> PROBLEM REQUIREMENTS
Count every line that holds the string "code", and report the number alone.

> STORED DATA
↓↓↓

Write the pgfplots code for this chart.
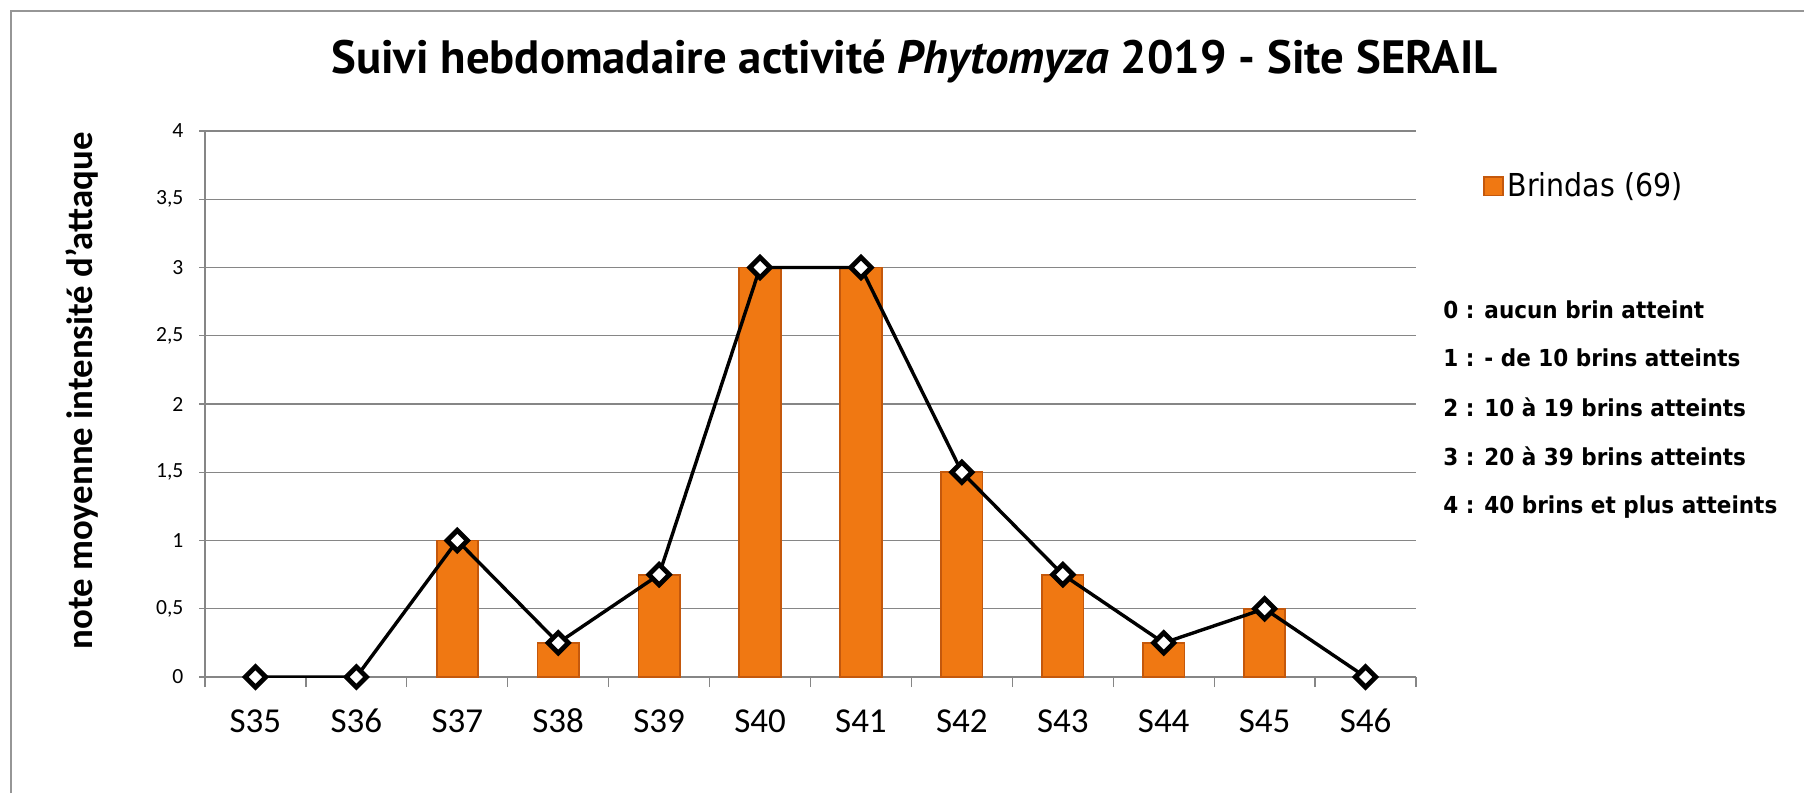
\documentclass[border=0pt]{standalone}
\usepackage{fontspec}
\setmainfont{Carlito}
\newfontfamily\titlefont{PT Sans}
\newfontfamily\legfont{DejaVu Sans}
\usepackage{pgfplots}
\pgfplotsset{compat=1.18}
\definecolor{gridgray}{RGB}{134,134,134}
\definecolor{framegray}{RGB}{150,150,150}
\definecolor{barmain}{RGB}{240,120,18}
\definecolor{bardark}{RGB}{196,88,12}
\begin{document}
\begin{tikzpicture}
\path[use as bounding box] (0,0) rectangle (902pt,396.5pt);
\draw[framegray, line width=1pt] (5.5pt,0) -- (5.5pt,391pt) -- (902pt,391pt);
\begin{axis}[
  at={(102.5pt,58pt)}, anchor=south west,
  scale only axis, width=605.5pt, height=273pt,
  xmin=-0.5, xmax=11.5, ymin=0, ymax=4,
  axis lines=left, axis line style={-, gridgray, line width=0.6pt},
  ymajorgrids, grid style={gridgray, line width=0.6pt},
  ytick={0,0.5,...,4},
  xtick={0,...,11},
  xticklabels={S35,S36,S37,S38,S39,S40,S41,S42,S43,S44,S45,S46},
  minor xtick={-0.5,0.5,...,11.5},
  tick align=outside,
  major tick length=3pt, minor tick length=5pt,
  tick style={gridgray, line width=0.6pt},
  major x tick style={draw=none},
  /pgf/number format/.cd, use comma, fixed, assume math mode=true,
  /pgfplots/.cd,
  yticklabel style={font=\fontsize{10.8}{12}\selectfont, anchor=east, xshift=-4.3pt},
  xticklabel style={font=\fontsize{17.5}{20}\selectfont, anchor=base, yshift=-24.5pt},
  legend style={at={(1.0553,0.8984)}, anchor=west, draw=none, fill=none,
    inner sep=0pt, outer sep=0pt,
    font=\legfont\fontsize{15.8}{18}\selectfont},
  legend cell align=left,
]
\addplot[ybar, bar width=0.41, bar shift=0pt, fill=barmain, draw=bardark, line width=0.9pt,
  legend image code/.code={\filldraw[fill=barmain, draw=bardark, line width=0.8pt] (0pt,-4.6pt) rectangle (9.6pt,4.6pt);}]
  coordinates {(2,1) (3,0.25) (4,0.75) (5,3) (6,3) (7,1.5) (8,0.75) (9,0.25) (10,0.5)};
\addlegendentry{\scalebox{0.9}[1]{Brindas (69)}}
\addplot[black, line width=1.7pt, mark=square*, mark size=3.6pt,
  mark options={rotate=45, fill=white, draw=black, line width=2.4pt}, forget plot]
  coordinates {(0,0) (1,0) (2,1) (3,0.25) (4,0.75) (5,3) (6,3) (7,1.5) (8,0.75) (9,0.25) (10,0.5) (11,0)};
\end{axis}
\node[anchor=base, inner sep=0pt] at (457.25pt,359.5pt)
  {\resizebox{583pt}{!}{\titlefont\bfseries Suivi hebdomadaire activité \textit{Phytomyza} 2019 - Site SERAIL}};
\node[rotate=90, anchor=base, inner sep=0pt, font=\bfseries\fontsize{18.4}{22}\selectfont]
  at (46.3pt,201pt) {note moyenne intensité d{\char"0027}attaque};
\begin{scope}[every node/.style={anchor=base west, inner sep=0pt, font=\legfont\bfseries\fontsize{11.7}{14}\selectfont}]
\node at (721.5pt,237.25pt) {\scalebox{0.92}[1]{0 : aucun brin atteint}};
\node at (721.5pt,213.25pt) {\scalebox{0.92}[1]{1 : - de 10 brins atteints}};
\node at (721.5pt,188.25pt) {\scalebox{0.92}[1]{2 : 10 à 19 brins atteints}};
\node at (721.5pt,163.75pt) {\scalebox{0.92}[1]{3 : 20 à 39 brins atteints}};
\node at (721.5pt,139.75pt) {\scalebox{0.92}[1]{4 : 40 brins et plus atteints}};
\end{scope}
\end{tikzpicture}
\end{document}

↑↑↑

> ANSWER TO THE TASK
2